Monday, July 31, 2017

After 8 months of absence, set-settal, which is the national cleansing exercise, resumed last Saturday 29 July 2017.

For many, the notice was very short; it was only by SMS or text message sent out by the National Environment Agency (NEA) to notify people about the exercise hence majority of the people in the country did not get the message and were therefore not aware of the resumption of the exercise.

Moreover, even where some people could receive the short notice, the majority who are illiterate could not comprehend the message as they could not read it to be able to act on it.

Usually and prior to this unexpected announcement people were informed through GRTS in English and in all the local languages three days before the actual day.

Furthermore there was no specific information in the SMS sent out by the NEA as to what time to start the cleansing exercise and what time to end it, leading to erratic rush in the morning while traffic was also closed, which affected the smooth operations of commercial business as well as personal transactions.

It is essential to note that any time such an important undertaking is to be carried out by the public, people should be well informed through GRTS and other mediums.

There is no doubt that set-settal is good for our heath. It can however be carried out in such a way that it won’t hinder the smooth flow of vehicles and businesses.

Currently, there is no country in the sub-region that is closing traffic for set-settal. The Gambia is a model of trade and our neighbours are travelling to the country, especially on weekends, to buy essential goods for trade and personal use further afield.

Closing the traffic is not ideal; it will hamper our businesses including banks, and this will also affect our re-export trade.

We can do the monthly set-settal and impose sanctions on yard owners who repeatedly fail to clean their environs. The sanction or penalty should be appropriately administered after defaulters have first been warned adequately. Where such warnings are not heeded then fines or other penalties can be imposed.

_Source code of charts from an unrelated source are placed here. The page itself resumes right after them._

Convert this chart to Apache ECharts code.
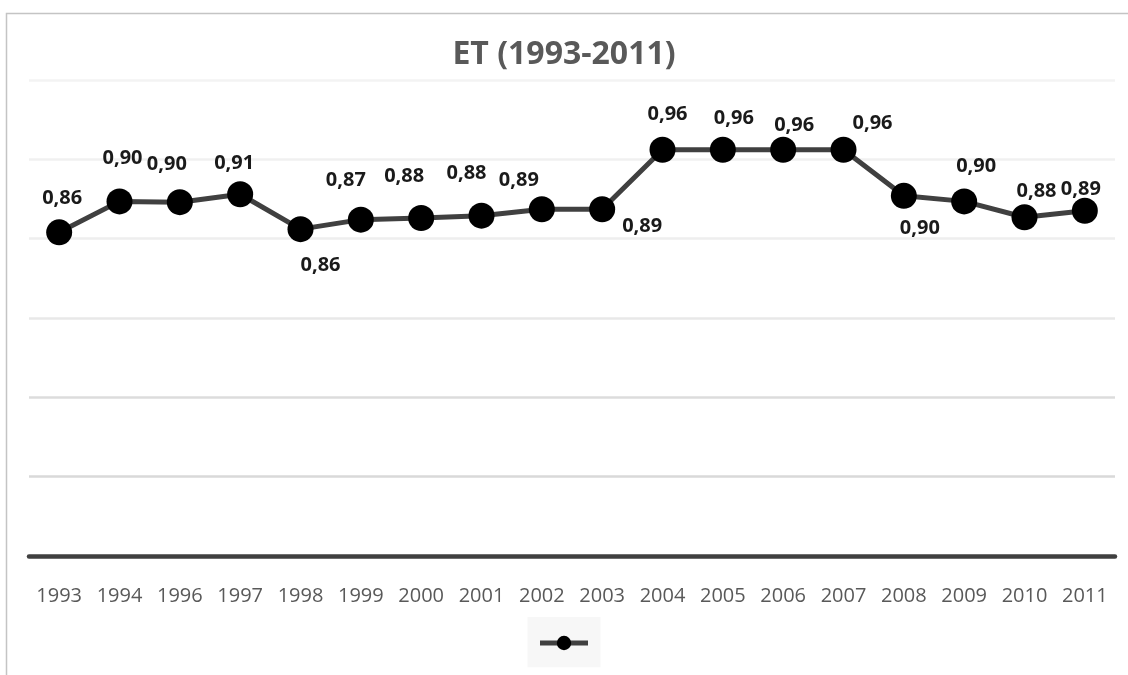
<!DOCTYPE html>
<html>
<head>
<meta charset="utf-8">
<script src="https://cdn.jsdelivr.net/npm/echarts@6/dist/echarts.min.js"></script>
<style>
html,body{margin:0;padding:0;background:#fff;}
#chart{width:1128px;height:675px;}
</style>
</head>
<body>
<div id="chart"></div>
<script>
const titleText = 'ET (1993-2011)';
const years = ['1993','1994','1996','1997','1998','1999','2000','2001','2002','2003','2004','2005','2006','2007','2008','2009','2010','2011'];
const etValues = [0.858,0.897,0.896,0.906,0.862,0.874,0.876,0.879,0.887,0.887,0.962,0.962,0.962,0.962,0.904,0.897,0.877,0.8852];
// label placement (style): [dx, dy] from the point centre
const labelShift = [[3,-34],[3,-43],[-13,-38],[-6,-31],[20,36],[-15,-39],[-17,-42],[-15,-42],[-23,-29],[40,17],[5,-36],[11,-32],[11,-25],[29,-27],[16,32],[12,-35],[12,-26],[-4,-21]];

const chart = echarts.init(document.getElementById('chart'), null, {renderer:'canvas'});
chart.setOption({
  backgroundColor:'#ffffff',
  animation:false,
  title:{
    text:titleText, left:'center', top:39, padding:0,
    textStyle:{fontFamily:'Open Sans', fontSize:32, fontWeight:'bold', color:'#595959'}
  },
  legend:{
    show:true, left:'center', top:617, padding:[17,10,17,10],
    itemWidth:48, itemHeight:18, itemGap:0,
    backgroundColor:'#f7f7f7',
    formatter:()=> '',
    textStyle:{fontSize:1},
    lineStyle:{width:5}
  },
  grid:{left:29, right:13, top:80, bottom:119, containLabel:false},
  xAxis:{
    type:'category', data:years, boundaryGap:true,
    axisLine:{show:true, lineStyle:{color:'#404040', width:4.5}},
    axisTick:{show:false},
    axisLabel:{margin:30, fontFamily:'Open Sans', fontSize:20, color:'#595959', interval:0}
  },
  yAxis:{
    type:'value', min:0.45, max:1.05, interval:0.1,
    axisLine:{show:false}, axisTick:{show:false}, axisLabel:{show:false},
    splitLine:{show:true, lineStyle:{width:2.5, color:['#ffffff','#d9d9d9','#dcdcdc','#e8e8e8','#eeeeee','#f0f0f0','#f3f3f3']}}
  },
  graphic:[{
    type:'polyline', silent:true,
    shape:{points:[[6.5,675],[6.5,13.5],[1128,13.5]]},
    style:{stroke:'#c4c4c4', lineWidth:1.5, fill:null}
  }],
  series:[{
    name:'ET', type:'line', data:etValues,
    symbol:'circle', symbolSize:26,
    lineStyle:{color:'#404040', width:5},
    itemStyle:{color:'#000000', borderWidth:0},
    label:{
      show:true, position:'inside', align:'center', verticalAlign:'middle',
      fontFamily:'Open Sans', fontSize:20, fontWeight:'bold', color:'#1a1a1a',
      formatter:p=>p.value.toFixed(2).replace('.',',')
    },
    labelLayout:p=>({dx:labelShift[p.dataIndex][0], dy:labelShift[p.dataIndex][1], hideOverlap:false}),
    z:3
  }]
});
</script>
</body>
</html>
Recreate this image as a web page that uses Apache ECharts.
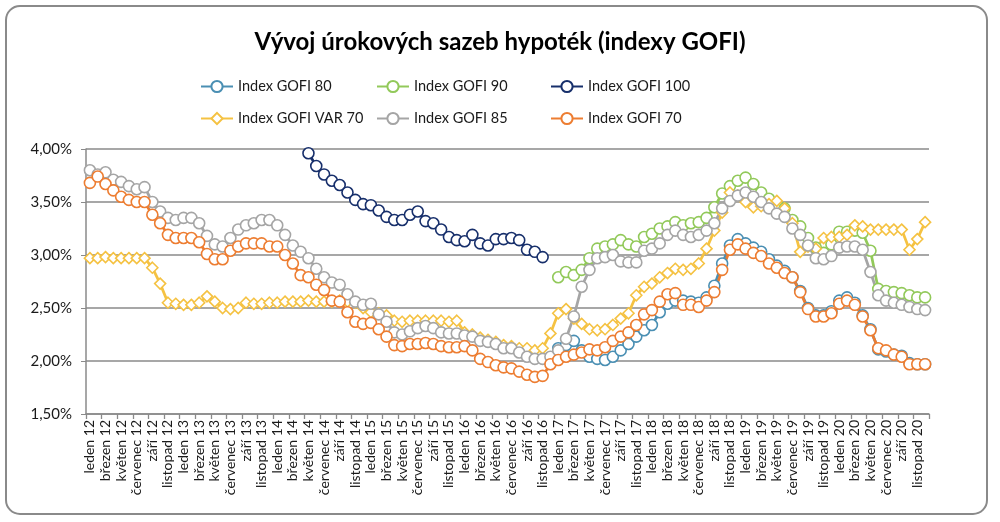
<!DOCTYPE html>
<html><head><meta charset="utf-8">
<script src="https://cdn.jsdelivr.net/npm/echarts@6/dist/echarts.min.js"></script>
<style>html,body{margin:0;padding:0;background:#fff}#c{width:1000px;height:522px}</style>
</head><body><div id="c"></div>
<script>
const monthNames = ['leden','únor','březen','duben','květen','červen','červenec','srpen','září','říjen','listopad','prosinec'];
const years = ['12','13','14','15','16','17','18','19','20'];
const categories = [];
years.forEach(y => monthNames.forEach(m => categories.push(m + ' ' + y)));

const yTicks = [1.5, 2.0, 2.5, 3.0, 3.5, 4.0];

const gofi80 = [
 null,null,null,null,null,null,null,null,null,null,null,null,
 null,null,null,null,null,null,null,null,null,null,null,null,
 null,null,null,null,null,null,null,null,null,null,null,null,
 null,null,null,null,null,null,null,null,null,null,null,null,
 null,null,null,null,null,null,null,null,null,null,null,null,
 2.12,2.15,2.19,2.10,2.04,2.02,2.01,2.04,2.10,2.16,2.23,2.29,
 2.34,2.46,2.54,2.57,2.57,2.56,2.55,2.60,2.71,2.92,3.09,3.15,
 3.11,3.07,3.03,2.96,2.90,2.85,2.79,2.66,2.50,2.43,2.43,2.47,
 2.57,2.60,2.55,2.43,2.30,2.11,2.09,2.06,2.05,1.98,1.97,1.97
];
const gofi90 = [
 null,null,null,null,null,null,null,null,null,null,null,null,
 null,null,null,null,null,null,null,null,null,null,null,null,
 null,null,null,null,null,null,null,null,null,null,null,null,
 null,null,null,null,null,null,null,null,null,null,null,null,
 null,null,null,null,null,null,null,null,null,null,null,null,
 2.79,2.84,2.81,2.86,2.97,3.06,3.08,3.10,3.14,3.10,3.08,3.17,
 3.20,3.25,3.27,3.31,3.28,3.30,3.31,3.35,3.45,3.58,3.65,3.70,
 3.73,3.67,3.59,3.53,3.48,3.44,3.33,3.27,3.16,3.07,3.02,3.10,
 3.22,3.22,3.23,3.21,3.04,2.68,2.66,2.65,2.64,2.62,2.60,2.60
];
const gofi100 = [
 null,null,null,null,null,null,null,null,null,null,null,null,
 null,null,null,null,null,null,null,null,null,null,null,null,
 null,null,null,null,3.96,3.84,3.76,3.70,3.66,3.59,3.52,3.48,
 3.47,3.42,3.36,3.33,3.33,3.38,3.41,3.32,3.30,3.24,3.17,3.14,
 3.13,3.19,3.11,3.09,3.15,3.15,3.16,3.14,3.05,3.03,2.98
];
const gofiVar70 = [
 2.97,2.97,2.98,2.97,2.97,2.97,2.97,2.97,2.88,2.73,2.55,2.54,
 2.53,2.53,2.55,2.61,2.56,2.50,2.49,2.50,2.55,2.54,2.54,2.55,
 2.55,2.56,2.56,2.56,2.57,2.56,2.56,2.56,2.57,2.56,2.55,2.50,
 2.46,2.45,2.43,2.38,2.37,2.38,2.38,2.38,2.38,2.38,2.37,2.38,
 2.27,2.25,2.22,2.20,2.18,2.15,2.14,2.12,2.12,2.10,2.12,2.26,
 2.45,2.49,2.40,2.35,2.30,2.29,2.30,2.34,2.40,2.45,2.62,2.70,
 2.73,2.79,2.83,2.87,2.86,2.87,2.92,3.06,3.23,3.40,3.59,3.56,
 3.50,3.45,3.46,3.48,3.51,3.44,3.30,3.03,3.08,3.06,3.16,3.17,
 3.17,3.19,3.28,3.27,3.24,3.24,3.24,3.24,3.24,3.05,3.15,3.31
];
const gofi85 = [
 3.80,3.76,3.78,3.71,3.69,3.65,3.62,3.64,3.50,3.41,3.35,3.33,
 3.35,3.35,3.30,3.18,3.10,3.08,3.16,3.24,3.28,3.30,3.33,3.33,
 3.28,3.19,3.09,3.03,2.97,2.87,2.79,2.74,2.72,2.63,2.56,2.53,
 2.54,2.44,2.37,2.27,2.25,2.28,2.31,2.33,2.31,2.27,2.26,2.26,
 2.24,2.23,2.19,2.18,2.16,2.12,2.12,2.08,2.04,2.02,2.02,2.04,
 2.10,2.21,2.42,2.70,2.86,2.97,2.98,3.00,2.94,2.93,2.93,3.04,
 3.06,3.11,3.19,3.23,3.19,3.17,3.19,3.23,3.30,3.44,3.51,3.56,
 3.59,3.55,3.50,3.44,3.39,3.36,3.25,3.19,3.09,2.97,2.96,2.99,
 3.07,3.08,3.08,3.05,2.84,2.62,2.57,2.55,2.53,2.51,2.49,2.48
];
const gofi70 = [
 3.68,3.74,3.67,3.61,3.55,3.52,3.50,3.50,3.38,3.30,3.19,3.16,
 3.16,3.16,3.12,3.01,2.96,2.96,3.04,3.08,3.11,3.11,3.11,3.08,
 3.08,3.00,2.92,2.81,2.79,2.72,2.67,2.57,2.56,2.46,2.37,2.35,
 2.36,2.30,2.23,2.15,2.14,2.16,2.16,2.17,2.16,2.14,2.13,2.13,
 2.14,2.10,2.02,1.99,1.96,1.94,1.93,1.90,1.87,1.85,1.86,1.97,
 2.01,2.04,2.06,2.08,2.11,2.10,2.13,2.19,2.23,2.27,2.34,2.44,
 2.48,2.56,2.63,2.64,2.53,2.53,2.51,2.57,2.65,2.86,3.05,3.10,
 3.06,3.02,2.99,2.92,2.88,2.83,2.79,2.65,2.49,2.42,2.42,2.45,
 2.54,2.57,2.53,2.42,2.29,2.12,2.10,2.06,2.04,1.97,1.97,1.97
];

const FONT = 'Lato';
function mk(name, data, color, symbol, size) {
  return {
    name: name, type: 'line', data: data, color: color,
    symbol: symbol, symbolSize: size, showSymbol: true, showAllSymbol: true,
    lineStyle: { color: color, width: 2.75 },
    itemStyle: { color: '#ffffff', borderColor: color, borderWidth: 1.6 },
    emphasis: { disabled: true }, animation: false, connectNulls: false
  };
}
const legendText = { fontFamily: FONT, fontSize: 14.5, color: '#1a1a1a' };
const chart = echarts.init(document.getElementById('c'), null, { renderer: 'canvas' });
chart.setOption({
  animation: false,
  backgroundColor: '#ffffff',
  title: {
    text: 'Vývoj úrokových sazeb hypoték (indexy GOFI)', left: 'center', top: 25,
    textStyle: { fontFamily: FONT, fontSize: 24, fontWeight: 'bold', color: '#000' }
  },
  graphic: [{
    type: 'rect', shape: { x: 6, y: 6, width: 981, height: 508, r: 14 },
    style: { fill: 'none', stroke: '#8a8a8a', lineWidth: 2 }, z: -1
  }],
  legend: [
    { data: ['Index GOFI 80', 'Index GOFI VAR 70'], left: 195, top: 74, orient: 'vertical',
      itemWidth: 32, itemHeight: 14, itemGap: 17, textStyle: legendText },
    { data: ['Index GOFI 90', 'Index GOFI 85'], left: 371, top: 74, orient: 'vertical',
      itemWidth: 32, itemHeight: 14, itemGap: 17, textStyle: legendText },
    { data: ['Index GOFI 100', 'Index GOFI 70'], left: 545, top: 74, orient: 'vertical',
      itemWidth: 32, itemHeight: 14, itemGap: 17, textStyle: legendText }
  ],
  grid: { left: 86, right: 71, top: 149, bottom: 108, containLabel: false },
  xAxis: {
    type: 'category', data: categories, boundaryGap: true,
    axisLine: { lineStyle: { color: '#8a8a8a', width: 1.5 } },
    axisTick: { show: true, interval: 1, length: 5, lineStyle: { color: '#8a8a8a', width: 1.3 } },
    axisLabel: { interval: 1, rotate: 90, fontFamily: FONT, fontSize: 14, color: '#1a1a1a', margin: 6 }
  },
  yAxis: {
    type: 'value', min: yTicks[0], max: yTicks[yTicks.length - 1], interval: 0.5,
    axisLine: { show: true, lineStyle: { color: '#8a8a8a', width: 1.5 } },
    axisTick: { show: true, length: 5, inside: false, lineStyle: { color: '#8a8a8a' } },
    splitLine: { lineStyle: { color: '#8a8a8a', width: 1.5 } },
    axisLabel: { fontFamily: FONT, fontSize: 15, color: '#1a1a1a', margin: 14,
      formatter: v => v.toFixed(2).replace('.', ',') + '%' }
  },
  series: [
    mk('Index GOFI 80', gofi80, '#4A8FB3', 'circle', 11),
    mk('Index GOFI 90', gofi90, '#92C95A', 'circle', 11),
    mk('Index GOFI 100', gofi100, '#172F6B', 'circle', 11),
    mk('Index GOFI VAR 70', gofiVar70, '#F5C242', 'diamond', 11),
    mk('Index GOFI 85', gofi85, '#A5A5A5', 'circle', 11),
    mk('Index GOFI 70', gofi70, '#ED7D31', 'circle', 11)
  ]
});
</script>
</body></html>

But people should not be forced to be indoors.

Having said this, it is vital to note that we are in a new Gambia, and we should endeavour to keep our country spic and span, as we promote cleanliness and avoid dumping rubbish in our environments.

The municipalities should have more vehicles and more labourers to collect garbage in time and deposit them in the areas earmarked for that.

Government should bear in mind that some students are going to classes on Saturdays, patients need to go to hospitals, and that banks and pharmacies should be opened, as they are highly needed.

We are therefore appealing to the National Environment Agency to revisit the national cleansing services in the interest of all of us; that is, meaning during the set-settal business can be carried out and vehicles or the traffic can be allowed to flow.

Meanwhile, we commend CDS Lt General Masaneh Kinteh and the gallant men and women of all security forces who came out in large numbers to clean most of the areas in the city centres such as Banjul and KMC.

“We should maintain the new Gambia in a pristine condition on a new model of set-settal.”